We have a private Facebook group for ADHDers, which is a safe space to talk and ask questions. This is vital to our mental wellbeing. We also support people with their Access to Work applications and have just launched a funded employability programme to work with 20 ADHDers who live in north-west County Durham.
In what ways are you hoping to raise the profile of ADHD?
To continuously push the correct narrative that we are brilliant and energetic and have so many superb skills and qualities. We deserve to work and to be accepted for our skills and strengths, rather than the deficit-based narrative that’s so often quoted. We are human, not a list of everything we can’t do or aren’t good at. They’re labels that others have given us.

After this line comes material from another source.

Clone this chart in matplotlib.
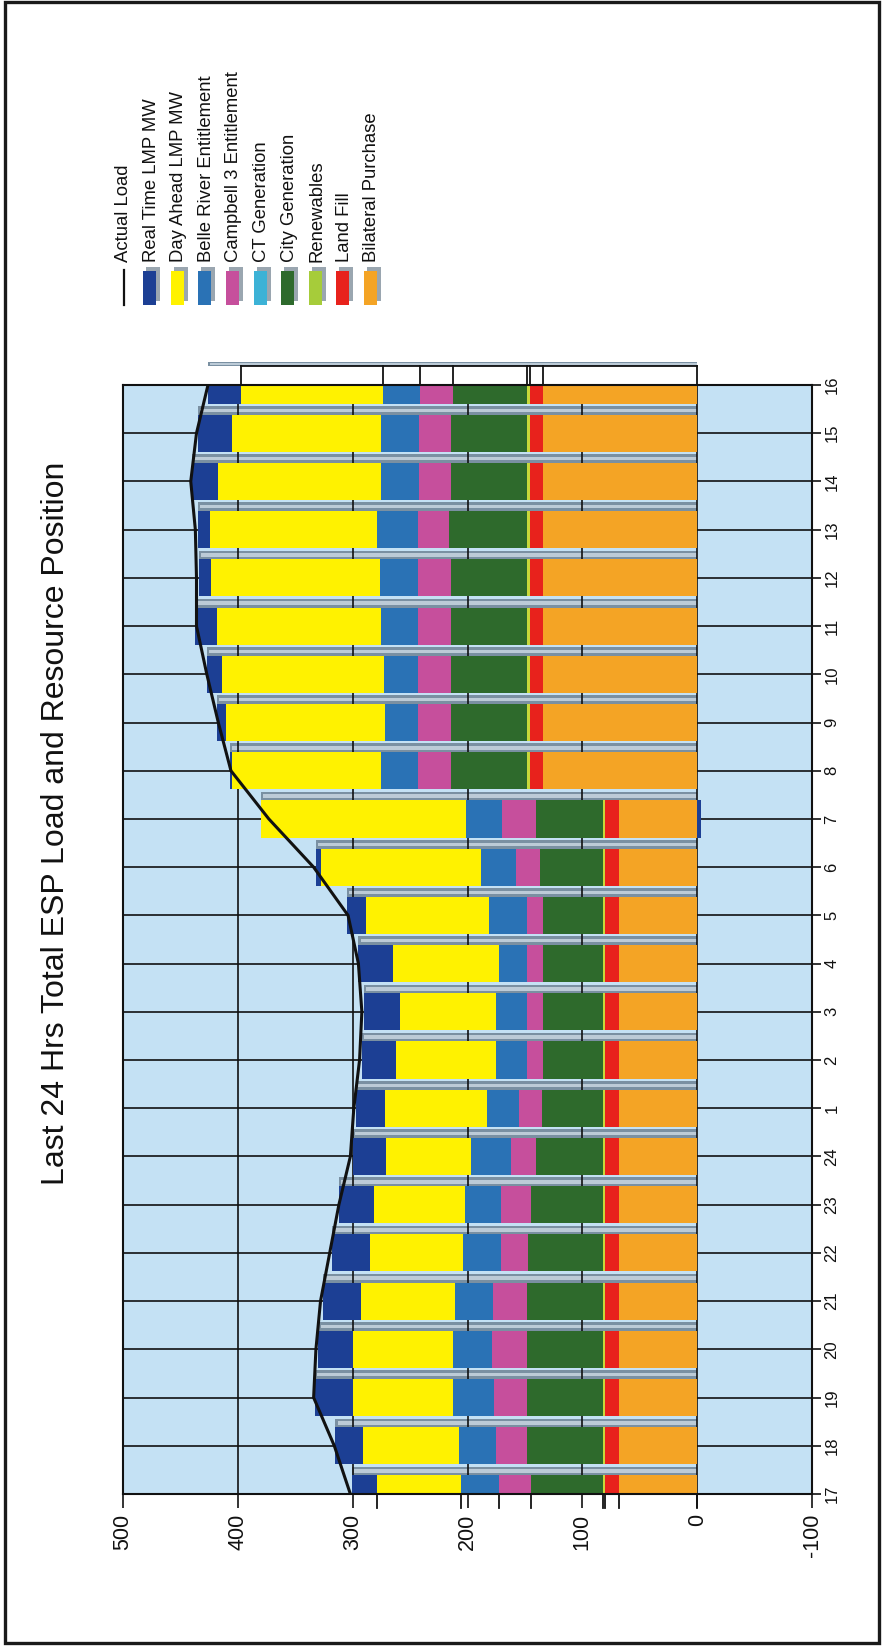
import matplotlib
matplotlib.use("Agg")
import matplotlib.pyplot as plt
from matplotlib import font_manager
from matplotlib.patches import Rectangle
from matplotlib.lines import Line2D
import numpy as np

# ---------------------------------------------------------------- data
hours = [17, 18, 19, 20, 21, 22, 23, 24, 1, 2, 3, 4, 5, 6, 7,
         8, 9, 10, 11, 12, 13, 14, 15, 16]

actual_load = [302, 316, 334, 332, 328, 320, 312, 302, 299, 294, 292, 295, 304, 334, 373,
               406, 417, 427, 436, 436, 437, 441, 436, 426]

bilateral_purchase = [68, 68, 68, 68, 68, 68, 68, 68, 68, 68, 68, 68, 68, 68, 68,
                      134, 134, 134, 134, 134, 134, 134, 134, 134]
land_fill = [12, 12, 12, 12, 12, 12, 12, 12, 12, 12, 12, 12, 12, 12, 12,
             12, 12, 12, 12, 12, 12, 12, 12, 12]
renewables = [2, 2, 2, 2, 2, 2, 2, 2, 2, 2, 2, 2, 2, 2, 2,
              2, 2, 2, 2, 2, 2, 2, 2, 2]
city_generation = [63, 66, 66, 66, 66, 65, 63, 58, 53, 52, 52, 52, 52, 55, 58,
                   66, 66, 66, 66, 66, 68, 66, 66, 65]
ct_generation = [0, 0, 0, 0, 0, 0, 0, 0, 0, 0, 0, 0, 0, 0, 0,
                 0, 0, 0, 0, 0, 0, 0, 0, 0]
campbell3 = [28, 27, 29, 31, 30, 24, 26, 22, 20, 14, 14, 14, 14, 21, 30,
             29, 29, 29, 29, 29, 27, 28, 28, 28]
belle_river = [33, 32, 36, 34, 33, 33, 31, 35, 28, 27, 27, 25, 33, 30, 31,
               32, 29, 30, 32, 33, 36, 33, 33, 33]
day_ahead = [73, 84, 87, 87, 82, 81, 79, 74, 89, 87, 84, 92, 107, 140, 179,
             130, 138, 141, 143, 147, 145, 142, 130, 123]
real_time = [22, 24, 33, 30, 33, 33, 31, 29, 25, 30, 31, 30, 17, 4, -3,
             2, 8, 13, 19, 11, 11, 23, 30, 29]

legend_labels = ["Actual Load", "Real Time LMP MW", "Day Ahead LMP MW",
                 "Belle River Entitlement", "Campbell 3 Entitlement", "CT Generation",
                 "City Generation", "Renewables", "Land Fill", "Bilateral Purchase"]
value_ticks = [500, 400, 300, 200, 100, 0, -100]
title = "Last 24 Hrs Total ESP Load and Resource Position"

# stacking order, from the base outward, with colours
stack = [
    (bilateral_purchase, "#f4a425"),
    (land_fill, "#e8221c"),
    (renewables, "#c8d83a"),
    (city_generation, "#2e6a2c"),
    (ct_generation, "#3cb2d6"),
    (campbell3, "#c64f9c"),
    (belle_river, "#2a72b5"),
    (day_ahead, "#fff200"),
    (real_time, "#1c3f94"),
]
legend_colors = ["#1c3f94", "#fff200", "#2a72b5", "#c64f9c", "#3cb2d6",
                 "#2e6a2c", "#a6cc3a", "#e8221c", "#f4a425"]

# ---------------------------------------------------------------- fonts
names = {f.name for f in font_manager.fontManager.ttflist}
if "Liberation Sans Narrow" in names:
    lab_font = ["Liberation Sans Narrow", "DejaVu Sans"]
    val_size, cat_size, leg_size = 18, 13, 16
else:
    lab_font = ["Liberation Sans", "DejaVu Sans"]
    val_size, cat_size, leg_size = 15.5, 12, 13.3
title_font = ["Liberation Sans", "DejaVu Sans"]

# ---------------------------------------------------------------- figure
W, H, DPI = 882, 1648, 100
fig = plt.figure(figsize=(W / DPI, H / DPI), dpi=DPI, facecolor="white")


def fx(x):
    return x / W


def fy(y):
    return 1 - y / H


ax_l, ax_r, ax_t, ax_b = 123, 812, 385, 1494
ax = fig.add_axes([fx(ax_l), fy(ax_b), (ax_r - ax_l) / W, (ax_b - ax_t) / H])
ax.set_facecolor("#c4e1f4")

n = len(hours)
ypos = np.arange(n)
bar_h = 0.77
half = bar_h / 2

# bars
left_pos = np.zeros(n)
left_neg = np.zeros(n)
for vals, color in stack:
    v = np.array(vals, dtype=float)
    pos = np.clip(v, 0, None)
    neg = np.clip(v, None, 0)
    if pos.any():
        ax.barh(ypos, pos, left=left_pos, height=bar_h, color=color,
                linewidth=0, zorder=3)
    if neg.any():
        ax.barh(ypos, neg, left=left_neg, height=bar_h, color=color,
                linewidth=0, zorder=3)
    left_pos += pos
    left_neg += neg
totals = left_pos.copy()

# shaded depth faces of the columns
for i in ypos:
    inside = i < n - 1
    depth = 0.18 if inside else 0.09
    ax.add_patch(Rectangle((0, i + half), totals[i], depth, facecolor="#7a90a2",
                           edgecolor="none", zorder=1.5, clip_on=inside))
    ax.add_patch(Rectangle((0, i + half + depth * 0.3), totals[i] - 2, depth * 0.4,
                           facecolor="#bccbd7", edgecolor="none", zorder=1.6,
                           clip_on=inside))

# grid
for v in [400, 300, 200, 100, 0]:
    ax.axvline(v, color="#111111", lw=1.2, zorder=2)
for i in range(1, n - 1):
    ax.axhline(i, color="#111111", lw=1.2, zorder=2)

# outline of the clipped first and last columns
def boundaries(i):
    cum = 0.0
    out = [0.0]
    for vals, _ in stack[:-1]:
        if vals[i] > 0:
            cum += vals[i]
            out.append(cum)
    return out

top_b = boundaries(n - 1)
for b in top_b:
    ax.plot([b, b], [n - 1, n - 1 + half], color="#111111", lw=1.3,
            clip_on=False, zorder=4)
ax.plot([0, top_b[-1]], [n - 1 + half, n - 1 + half], color="#111111", lw=1.3,
        clip_on=False, zorder=4)
for b in boundaries(0):
    ax.plot([b, b], [0, -0.29], color="#111111", lw=1.3, clip_on=False, zorder=4)

# actual load
ax.plot(actual_load, ypos, color="#111111", lw=2.2, zorder=5)

# axes
ax.set_xlim(500, -100)
ax.set_ylim(0, n - 1)
ax.set_xticks(value_ticks)
ax.set_xticklabels([str(v) for v in value_ticks], rotation=90,
                   fontsize=val_size, family=lab_font)
ax.tick_params(axis="x", direction="out", length=10, width=1.2, pad=4,
               colors="#111111")
ax.yaxis.tick_right()
ax.set_yticks(ypos)
ax.set_yticklabels([str(h) for h in hours], rotation=90, va="center",
                   fontsize=cat_size, family=lab_font)
ax.tick_params(axis="y", direction="out", length=6.5, width=1.2, pad=2.5,
               colors="#111111")
for s in ax.spines.values():
    s.set_color("#111111")
    s.set_linewidth(1.5)
    s.set_zorder(6)

# title
fig.text(fx(56), fy(823), title, rotation=90, ha="center", va="center",
         fontsize=23, family=title_font, color="#111111")

# legend
leg_x0, leg_dx = 123.5, 27.6
for k, label in enumerate(legend_labels):
    xc = leg_x0 + leg_dx * k
    if k == 0:
        fig.add_artist(Line2D([fx(xc), fx(xc)], [fy(270), fy(305)],
                              color="#111111", lw=1.6, transform=fig.transFigure))
    else:
        fig.add_artist(Rectangle((fx(xc - 5), fy(301)), 14 / W, 34 / H,
                                 facecolor="#9aa6b0", edgecolor="none",
                                 transform=fig.transFigure))
        fig.add_artist(Rectangle((fx(xc - 8), fy(305)), 13 / W, 34 / H,
                                 facecolor=legend_colors[k - 1], edgecolor="none",
                                 transform=fig.transFigure))
    fig.text(fx(xc), fy(262), label, rotation=90, ha="center", va="bottom",
             fontsize=leg_size, family=lab_font, color="#111111")

# page frame
fig.add_artist(Rectangle((fx(5), fy(1643)), (879 - 5) / W, (1643 - 2) / H,
                         fill=False, edgecolor="#1a1a1a", lw=2.4,
                         transform=fig.transFigure))

fig.savefig("out.png", dpi=DPI, facecolor="white")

We really want to hammer home that language matters. Every time a negative label is applied to us, we believe it and chew on it, and it’s very destructive and harmful. When I was nine years old, I remember it was the first time I was called ‘bossy’. It hurt me and has followed me around ever since.
What advice would you give anyone who thinks they may have ADHD or are currently struggling with their condition?
Visit the Adhdfoundation.org.uk and do the online self-assessments; they’re really helpful. They’re the largest charity in Europe dedicated to ADHD. Also, definitely seek out positive ADHD groups and read and learn.
If you have always felt that you don’t fit in, don’t quite understand what happens in your life on a daily basis, struggle at work or in relationships and take risks or have financial difficulties, these are some indicators of ADHD.